A Federal Reserve snapshot of economic conditions issued Wednesday found that most of the Fed's 12 regions indicated either that the recession was easing or that economic activity had "begun to stabilize, albeit at a low level."
The economy remains fragile. But the fact that some Fed regions reported signs of activity beginning to level out raises hope that the recession, which started in December 2007, is drawing to a close.
Four Fed regions New York, Cleveland, Kansas City and San Francisco pointed to "signs of stabilization," the survey said. Two regions Chicago and St. Louis reported that the pace of economic declined appeared to be "moderating."
Five other regions Boston, Philadelphia, Richmond, Atlanta and Dallas described activity as "slow," "subdued" or "weak." Only one region Minneapolis indicated that its downward slide in economic activity had worsened.
Combined, the assessments of businesses on the front lines of the economy appeared to be brighter than those they provided for the previous Fed report in mid-June.
The observations in the Fed survey are consistent with an assessment made just last week by Fed Chairman Ben Bernanke: that the economy should start growing in the second half of this year, ending the longest recession since World War II.
Many analysts predict the recession eased considerably in the April-to-June quarter. They're forecasting that the economy shrank at only a pace of 1.5 percent in the second quarter.
That would mark a big improvement from the annualized 5.5 percent drop in the first three months of this year. The government will release the second-quarter results on Friday. Many economists also believe that the U.S. could start growing as soon as the current quarter.
The survey's findings will figure into discussions when Bernanke and his colleagues meet next on Aug. 11-12. The Fed is expected to keep a key bank lending rate at a record low near zero to help nurture a recovery. Economists say the Fed is likely to hold rates at such record low levels through the rest of this year.
Separately Wednesday, the government said orders to U.S. factories for big-ticket durable goods plunged in June by the largest amount in five months, reflecting the troubles in the auto industry and a steep drop in demand for commercial jets.
Overall, orders fell 2.5 percent, much larger than the 0.6 percent decline economists had expected. Orders for commercial aircraft, dampened by the global recession, plunged 38.5 percent.
In the Fed report, manufacturing activity showed "some improvement" in the Richmond, Chicago and Kansas City regions. The regions of St.

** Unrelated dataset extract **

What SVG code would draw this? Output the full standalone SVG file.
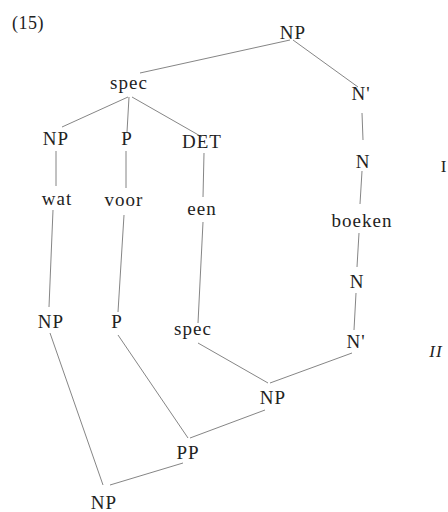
<svg xmlns="http://www.w3.org/2000/svg" width="448" height="512" viewBox="0 0 448 512">
<style>
text{font-family:"Liberation Serif","Times New Roman",serif;font-size:19px;fill:#222;text-anchor:middle;letter-spacing:1px}
.e line{stroke:#666;stroke-width:0.8}
</style>
<rect width="448" height="512" fill="#fff"/>
<text x="12" y="29" style="text-anchor:start;font-size:18px;letter-spacing:0.5px">(15)</text>
<text x="444" y="172" style="font-size:17px">I</text>
<text x="436" y="357" style="font-size:17px;font-style:italic">II</text>
<g class="e" id="edges">
<line x1="290" y1="40" x2="140" y2="73"/>
<line x1="293" y1="40" x2="358" y2="87"/>
<line x1="128" y1="97" x2="62" y2="127"/>
<line x1="129" y1="97" x2="127" y2="132"/>
<line x1="132" y1="97" x2="202" y2="137"/>
<line x1="362" y1="113" x2="363" y2="140"/>
<line x1="56" y1="151" x2="56" y2="186"/>
<line x1="126" y1="151" x2="126" y2="188"/>
<line x1="204" y1="153" x2="203" y2="197"/>
<line x1="362" y1="171" x2="360" y2="204"/>
<line x1="53" y1="210" x2="49" y2="307"/>
<line x1="124" y1="215" x2="118" y2="312"/>
<line x1="203" y1="222" x2="198" y2="323"/>
<line x1="359" y1="233" x2="357" y2="267"/>
<line x1="356" y1="293" x2="354" y2="330"/>
<line x1="50" y1="333" x2="103" y2="485"/>
<line x1="118" y1="335" x2="188" y2="438"/>
<line x1="198" y1="343" x2="268" y2="383"/>
<line x1="352" y1="353" x2="270" y2="383"/>
<line x1="265" y1="410" x2="190" y2="438"/>
<line x1="183" y1="463" x2="110" y2="485"/>
</g>
<g id="np_top"><text x="293" y="39">NP</text></g>
<g id="spec_top"><text x="129" y="89">spec</text></g>
<g id="nbar_top"><text x="361" y="100">N'</text></g>
<g id="np_l"><text x="56" y="145">NP</text></g>
<g id="p_l"><text x="127" y="145">P</text></g>
<g id="det"><text x="202" y="148">DET</text></g>
<g id="n_top"><text x="363" y="168">N</text></g>
<g id="wat"><text x="57" y="205">wat</text></g>
<g id="voor"><text x="124" y="206">voor</text></g>
<g id="een"><text x="202" y="215">een</text></g>
<g id="boeken"><text x="362" y="227">boeken</text></g>
<g id="n_low"><text x="357" y="288">N</text></g>
<g id="np_l2"><text x="51" y="328">NP</text></g>
<g id="p_l2"><text x="117" y="328">P</text></g>
<g id="spec_low"><text x="193" y="335">spec</text></g>
<g id="nbar_low"><text x="356" y="348">N'</text></g>
<g id="np_mid"><text x="273" y="404">NP</text></g>
<g id="pp"><text x="188" y="459">PP</text></g>
<g id="np_bot"><text x="104" y="509">NP</text></g>
</svg>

Louis and Dallas said the rate of decline in factory activity is moderating. The Philadelphia and Minneapolis regions saw manufacturing activity drop, while the rest of the regions described activity at "low levels."
In the factory sector, reports overall suggested that activity "remained subdued" but "slightly more positive" than in the previous survey.
Meanwhile, auto sales were mixed across the country, while travel and tourism was down in a majority of the regions.
Most regions reported "sluggish" retail activity, with shoppers continuing to be price-conscious.
But the Fed regions of Boston, Kansas City and San Francisco reported either "modest sales increases or less negative sales results," the Fed said. The Philadelphia, Atlanta, St. Louis, New York and Dallas regions reported "flat or mixed sales." The remaining Fed regions described them as "soft."
Residential real estate remained "soft" in most Fed regions, though "many noted some signs of improvement." By contrast, commercial real-estate activity weakened further.
Meanwhile, "competitive pressures" were restraining companies' ability to jack up prices. And the weak job market meant companies were more interested in cutting wages than in boosting them. Those observations are consistent with the Fed's prediction that inflation will stay low this year.